Its role in Germany is comparable to that of the American Society of Civil Engineers (ASCE) in the United States or Engineers Australia (EA) in Australia, but includes broader field work. It is not a union, but promotes the advancement of technology and represents the interests of engineers and engineering businesses in Germany.

==History==
The organisation was founded on May 12, 1856 by fellow researchers from the Academic Fraternity Hütte, in the small town of Alexisbad, with the first journal officially being released to the public in 1857. In 1866 the VDI helped establish the predecessor of Technischer Überwachungsverein, the Dampfkesselüberwachungsvereinen.

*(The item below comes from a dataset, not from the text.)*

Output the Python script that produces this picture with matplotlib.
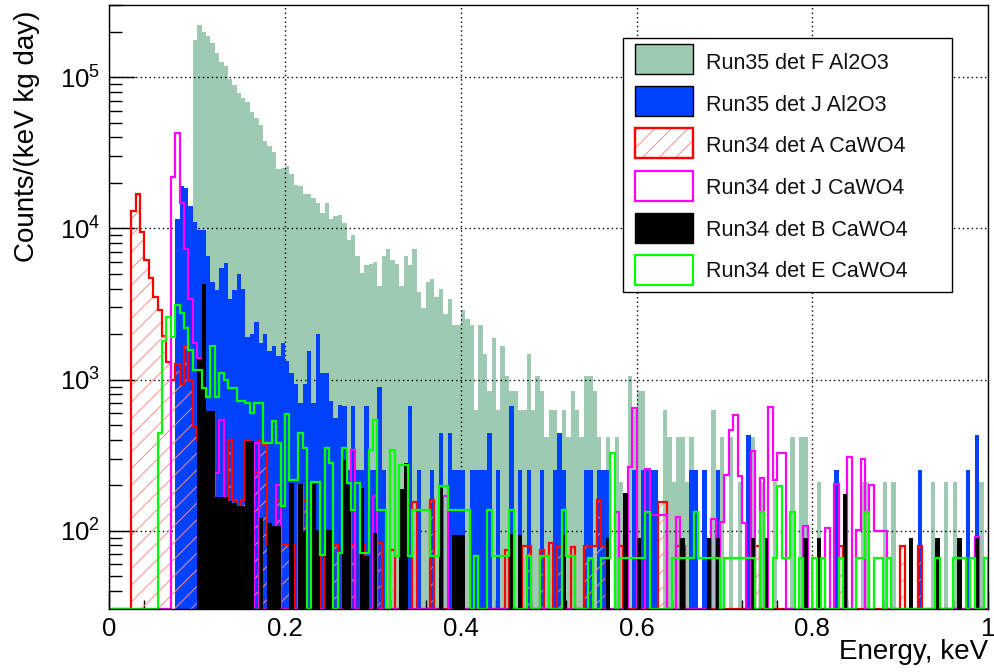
import numpy as np
import matplotlib
matplotlib.use("Agg")
import matplotlib.pyplot as plt
from matplotlib.patches import Rectangle
from matplotlib.ticker import LogLocator, MultipleLocator

# energy binning: 200 bins of 5 eV between 0 and 1 keV
edges = np.linspace(0.0, 1.0, 201)

# rates in counts/(keV kg day), one entry per bin
run35_F = [
    0, 0, 0, 0, 0, 0, 0, 0, 0, 0, 0, 0, 0, 0, 0, 0, 0, 0, 0, 177000,
    222000, 198000, 186000, 168000, 144000, 126000, 119000, 97000, 89000, 78000, 73000, 68000, 59000, 54000, 48000, 38000, 35000, 32000, 24600, 25000,
    26000, 23000, 19500, 19000, 17000, 17000, 15800, 14700, 12700, 14700, 11500, 12000, 12200, 10900, 8400, 9100, 6600, 5100, 5700, 5800,
    6000, 4150, 6600, 7300, 6200, 5800, 4150, 6600, 5700, 7300, 3800, 2980, 4400, 4600, 3500, 3950, 2700, 3400, 2300, 2300,
    2900, 2500, 2300, 630, 2300, 1470, 840, 1890, 630, 1680, 1050, 840, 840, 630, 630, 1470, 630, 1050, 840, 420,
    630, 630, 420, 630, 420, 840, 630, 420, 1050, 1050, 840, 420, 0, 420, 0, 420, 210, 0, 1050, 630,
    840, 840, 210, 210, 210, 0, 630, 420, 210, 420, 420, 210, 420, 210, 0, 210, 0, 630, 210, 420,
    0, 420, 0, 210, 0, 210, 420, 0, 210, 0, 0, 210, 0, 0, 0, 420, 0, 420, 420, 0,
    0, 210, 0, 0, 0, 0, 0, 0, 0, 0, 0, 210, 210, 0, 0, 0, 210, 0, 210, 0,
    0, 0, 0, 0, 0, 0, 0, 210, 0, 0, 210, 0, 210, 0, 0, 0, 0, 0, 210, 0,
]
run35_J = [
    0, 0, 0, 0, 0, 0, 0, 0, 0, 0, 0, 0, 0, 0, 0, 11500, 19000, 18500, 14000, 11000,
    9800, 9800, 6600, 4400, 3900, 5500, 5900, 3400, 3900, 5000, 4000, 1900, 2000, 2400, 1750, 2000, 1540, 1660, 1430, 1750,
    1320, 1100, 930, 700, 930, 1540, 700, 2000, 1100, 1100, 720, 560, 680, 665, 254, 665, 254, 254, 665, 254,
    254, 895, 254, 0, 0, 0, 0, 0, 665, 0, 254, 0, 0, 254, 0, 443, 0, 443, 254, 254,
    254, 0, 254, 254, 254, 254, 443, 0, 254, 0, 0, 665, 0, 254, 0, 254, 0, 0, 254, 0,
    0, 254, 443, 254, 0, 0, 0, 0, 254, 254, 0, 254, 254, 254, 0, 0, 0, 0, 0, 254,
    0, 254, 254, 254, 254, 0, 0, 0, 0, 0, 0, 0, 254, 254, 0, 254, 0, 0, 254, 0,
    0, 0, 0, 0, 0, 432, 0, 0, 0, 0, 0, 0, 0, 0, 0, 0, 0, 0, 0, 0,
    0, 0, 0, 0, 0, 254, 0, 0, 0, 0, 0, 0, 0, 0, 0, 0, 0, 0, 0, 0,
    0, 0, 0, 0, 254, 0, 0, 0, 0, 0, 0, 0, 0, 0, 0, 254, 0, 432, 0, 0,
]
run34_A = [
    0, 0, 0, 0, 0, 13000, 17000, 9400, 6200, 4700, 3500, 2900, 1940, 1300, 1000, 1260, 930, 1660, 1000, 490,
    400, 240, 160, 600, 160, 80, 160, 400, 160, 80, 160, 390, 80, 240, 390, 370, 80, 0, 160, 80,
    80, 80, 0, 80, 160, 0, 80, 80, 0, 80, 0, 80, 0, 80, 0, 80, 0, 80, 0, 0,
    0, 83, 0, 0, 75, 0, 0, 0, 0, 156, 0, 0, 0, 160, 0, 0, 0, 0, 0, 0,
    0, 0, 0, 0, 0, 0, 0, 0, 0, 0, 75, 0, 0, 0, 79, 79, 0, 0, 75, 0,
    83, 0, 78, 0, 0, 78, 0, 0, 79, 79, 79, 160, 79, 0, 0, 0, 79, 0, 0, 0,
    0, 0, 0, 0, 0, 156, 156, 0, 0, 79, 79, 0, 0, 0, 0, 0, 0, 0, 0, 0,
    0, 0, 0, 0, 0, 0, 0, 79, 0, 0, 0, 0, 0, 0, 0, 0, 0, 0, 0, 0,
    0, 0, 0, 0, 0, 0, 79, 0, 0, 0, 0, 0, 0, 0, 0, 0, 0, 0, 0, 0,
    79, 0, 0, 0, 79, 0, 0, 0, 0, 0, 0, 0, 0, 0, 0, 0, 0, 0, 0, 0,
]
run34_J = [
    0, 0, 0, 0, 0, 0, 0, 0, 0, 0, 0, 0, 0, 0, 21700, 42400, 14800, 7300, 3400, 1750,
    1390, 370, 0, 0, 240, 540, 0, 0, 0, 0, 0, 0, 0, 383, 0, 0, 0, 0, 200, 0,
    0, 0, 0, 200, 0, 0, 0, 0, 0, 0, 0, 0, 0, 0, 0, 344, 0, 0, 0, 0,
    169, 0, 0, 0, 0, 0, 0, 0, 0, 0, 0, 0, 0, 0, 0, 0, 169, 0, 0, 0,
    0, 0, 0, 0, 0, 0, 0, 0, 0, 0, 0, 0, 0, 0, 0, 0, 0, 0, 0, 0,
    0, 0, 0, 0, 0, 0, 0, 0, 0, 0, 0, 0, 0, 0, 0, 134, 0, 0, 266, 650,
    0, 0, 257, 128, 128, 128, 128, 0, 0, 124, 0, 0, 0, 0, 0, 0, 0, 120, 0, 115,
    235, 467, 580, 229, 113, 0, 336, 0, 224, 0, 660, 218, 327, 327, 0, 0, 0, 0, 107, 0,
    0, 0, 0, 104, 0, 205, 0, 0, 307, 0, 102, 300, 0, 202, 100, 100, 100, 0, 0, 0,
    0, 0, 0, 0, 0, 0, 0, 0, 0, 0, 0, 0, 0, 0, 0, 0, 0, 91, 0, 0,
]
run34_B = [
    0, 0, 0, 0, 0, 0, 0, 0, 0, 0, 0, 0, 0, 0, 0, 0, 0, 0, 0, 0,
    1360, 4260, 616, 616, 168, 168, 168, 158, 153, 146, 146, 390, 390, 0, 122, 0, 113, 108, 108, 0,
    0, 208, 0, 204, 100, 0, 204, 101, 0, 101, 101, 0, 0, 295, 202, 0, 0, 193, 68, 0,
    97, 0, 0, 0, 0, 0, 190, 282, 0, 0, 0, 0, 0, 0, 0, 193, 0, 0, 94, 94,
    94, 0, 0, 0, 0, 0, 0, 0, 0, 0, 0, 95, 0, 94, 0, 0, 0, 0, 0, 0,
    0, 0, 0, 94, 0, 0, 0, 0, 0, 0, 0, 0, 0, 89, 0, 0, 0, 178, 0, 0,
    89, 0, 0, 0, 0, 0, 0, 0, 0, 0, 89, 0, 0, 0, 0, 0, 89, 0, 89, 0,
    0, 0, 0, 0, 0, 0, 89, 0, 0, 89, 0, 0, 0, 0, 0, 0, 0, 0, 89, 0,
    0, 89, 0, 0, 0, 0, 0, 174, 0, 0, 0, 0, 0, 0, 0, 0, 0, 0, 0, 0,
    0, 0, 89, 0, 0, 0, 0, 0, 89, 0, 0, 0, 0, 89, 0, 0, 0, 89, 0, 0,
]
run34_E = [
    0, 0, 0, 0, 0, 0, 0, 0, 0, 0, 0, 446, 1790, 2600, 1900, 3100, 2760, 2200, 1580, 1160,
    1160, 880, 770, 1660, 770, 1100, 1000, 880, 880, 720, 720, 700, 604, 700, 700, 383, 383, 530, 383, 145,
    595, 218, 218, 446, 355, 0, 211, 211, 69, 355, 282, 0, 71, 353, 208, 138, 208, 71, 71, 344,
    544, 138, 138, 0, 344, 68, 273, 273, 68, 138, 138, 138, 138, 68, 68, 199, 199, 138, 138, 138,
    138, 138, 0, 68, 0, 0, 138, 68, 68, 68, 68, 138, 0, 0, 0, 68, 0, 0, 68, 68,
    0, 0, 0, 138, 68, 68, 0, 0, 0, 66, 0, 0, 66, 66, 327, 0, 66, 66, 66, 66,
    66, 66, 134, 0, 0, 0, 0, 0, 66, 66, 66, 66, 66, 134, 66, 66, 66, 66, 66, 0,
    66, 66, 66, 66, 66, 66, 66, 0, 134, 0, 0, 66, 197, 66, 66, 134, 0, 66, 0, 0,
    66, 0, 66, 0, 0, 0, 66, 0, 0, 0, 66, 66, 134, 0, 66, 66, 0, 66, 0, 0,
    0, 0, 0, 0, 0, 0, 0, 0, 66, 0, 0, 0, 66, 66, 66, 0, 66, 0, 0, 66,
]

labels = ["Run35 det F Al2O3", "Run35 det J Al2O3", "Run34 det A CaWO4",
          "Run34 det J CaWO4", "Run34 det B CaWO4", "Run34 det E CaWO4"]

YMIN, YMAX = 30.4, 3.0e5
W, H = 995, 672

plt.rcParams["font.family"] = ["Liberation Sans", "DejaVu Sans"]
plt.rcParams["mathtext.fontset"] = "custom"
plt.rcParams["mathtext.rm"] = "Liberation Sans"
plt.rcParams["hatch.linewidth"] = 0.7

fig = plt.figure(figsize=(W / 100, H / 100), dpi=100)
ax = fig.add_axes([109.3 / W, 1 - 609 / H, (988 - 109.3) / W, (609 - 5) / H])
ax.set_yscale("log")
ax.set_xlim(0, 1)
ax.set_ylim(YMIN, YMAX)


def hist(vals, **kw):
    # empty bins sit on the bottom of the frame, like ROOT draws them
    v = np.maximum(np.asarray(vals, float), YMIN)
    return ax.stairs(v, edges, baseline=YMIN, **kw)


c_F = "#9ecab4"
c_J = "#0040ff"
c_hatch = "#ff8c8c"

hist(run35_F, fill=True, color=c_F, lw=0, zorder=1)
hist(run35_J, fill=True, color=c_J, lw=0, zorder=3)
hist(run34_A, fill=True, facecolor="none", edgecolor=c_hatch, hatch="//", lw=0, zorder=4)
hist(run34_A, color="red", lw=1.6, zorder=4.1)
hist(run34_J, color="magenta", lw=1.6, zorder=5)
hist(run34_B, fill=True, color="black", lw=0, zorder=6)
hist(run34_E, color="#00ff00", lw=1.6, zorder=7)

# grid goes over the first histogram only
ax.set_axisbelow("line")
ax.grid(True, which="major", color="black", lw=1.0, ls=(0, (1, 2.2)))
for s in ax.spines.values():
    s.set_zorder(10)
    s.set_linewidth(1.0)

ax.xaxis.set_major_locator(MultipleLocator(0.2))
ax.xaxis.set_minor_locator(MultipleLocator(0.04))
ax.yaxis.set_major_locator(LogLocator(base=10))
ax.yaxis.set_minor_locator(LogLocator(base=10, subs=range(2, 10)))
ax.tick_params(which="both", direction="in", top=False, right=False, width=1.0)
ax.tick_params(axis="y", which="major", length=18.7, pad=6.5, labelsize=18.5)
ax.tick_params(axis="y", which="minor", length=9.4)
ax.tick_params(axis="x", which="major", length=13, pad=6, labelsize=18.5)
ax.tick_params(axis="x", which="minor", length=6.5)
ax.set_xticks([0, 0.2, 0.4, 0.6, 0.8, 1.0])
ax.set_xticklabels(["0", "0.2", "0.4", "0.6", "0.8", "1"])


def fx(x):
    return x / W


def fy(y):
    return 1 - y / H


fig.text(fx(27), fy(10), "Counts/(keV kg day)", rotation=90,
         ha="center", va="top", fontsize=20)
fig.text(fx(988), fy(652), "Energy, keV", ha="right", va="center", fontsize=20)

# legend box
fig.patches.append(Rectangle((fx(622.7), fy(291.7)), (952.3 - 622.7) / W, (291.7 - 38.3) / H,
                             transform=fig.transFigure, facecolor="white",
                             edgecolor="black", lw=1.0, zorder=20))
swatches = [
    dict(facecolor=c_F, edgecolor="black", lw=1.0),
    dict(facecolor=c_J, edgecolor="black", lw=1.0),
    dict(facecolor="white", edgecolor="red", lw=1.6),
    dict(facecolor="white", edgecolor="magenta", lw=1.6),
    dict(facecolor="black", edgecolor="black", lw=1.0),
    dict(facecolor="white", edgecolor="#00ff00", lw=1.6),
]
for i, (lab, st) in enumerate(zip(labels, swatches)):
    top = 44 + 42.2 * i
    fig.patches.append(Rectangle((fx(635), fy(top + 30)), 58 / W, 30 / H,
                                 transform=fig.transFigure, zorder=21, **st))
    if i == 2:
        fig.patches.append(Rectangle((fx(635), fy(top + 30)), 58 / W, 30 / H,
                                     transform=fig.transFigure, zorder=21.5,
                                     facecolor="none", edgecolor=c_hatch, hatch="//", lw=0))
        fig.patches.append(Rectangle((fx(635), fy(top + 30)), 58 / W, 30 / H,
                                     transform=fig.transFigure, zorder=21.6,
                                     facecolor="none", edgecolor="red", lw=1.6))
    fig.text(fx(706), fy(69.3 + 41.6 * i), lab, ha="left", va="baseline",
             fontsize=15.5, color="#111111", zorder=22)

fig.savefig("out.png", dpi=100)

At the time, engineering was not regarded to be of the same ranking as scientific disciplines, which the VDI changed in 1899, with the re-categorisation of the Technische Hochschule as a type of University. In 1923 the VDI Verlag was founded, publishing monthly newspapers which are distributed to members. After the Second World War the VDI moved its headquarters from Berlin to Düsseldorf, where it remains now today. It also helped establish the Arbeitsgemeinschaft für Kerntechnik in 1956, which resulted in the German Atomforum, in 1959. In recent times, the VDI worked in conjunction with EXPO 2000 Hannover GmbH to establish the first worldwide engineering day.

==Structure==
Throughout its history, the VDI has been served by many presidents, including:
- Carl von Linde (1904–1905)
- Oskar von Miller (1912–1914)
- Fritz Todt (1939–1942)
- Hans Bluhm (1947–1952)
- Hans Schuberth (1953–1956)
- Gerhard Wilhelm Becker (1978–1982)
- Karl Eugen Becker (1983–1988)
- Joachim Pöppel (1989–1991)
- Klaus Czeguhn (1992–1994)
- Hans-Jürgen Warnecke (1995–1997)
- Hubertus Christ (1998–2003)
- Eike Lehmann (2004–2007)
- Bruno O. Braun (2007-2012)
- Udo Ungeheuer (2013–2018)
- Volker Kefer (2019–2022)
- Lutz Eckstein (since 2023)

==Notable Members==

- Blake R. Van Leer, United States Army officer and president of Georgia Institute of Technology
- Carl von Linde

==Membership==
In 2013 the VDI had over 150,000 registered members worldwide, which also included scientists and I.T professionals. Members have opportunities to ask for help regarding job prospects and opportunities, receive news about the engineering profession, especially in Germany, as well as other services such as specialised insurance. Members are also able to attach the suffix VDI upon becoming a member, and is classified as a legitimate name suffix.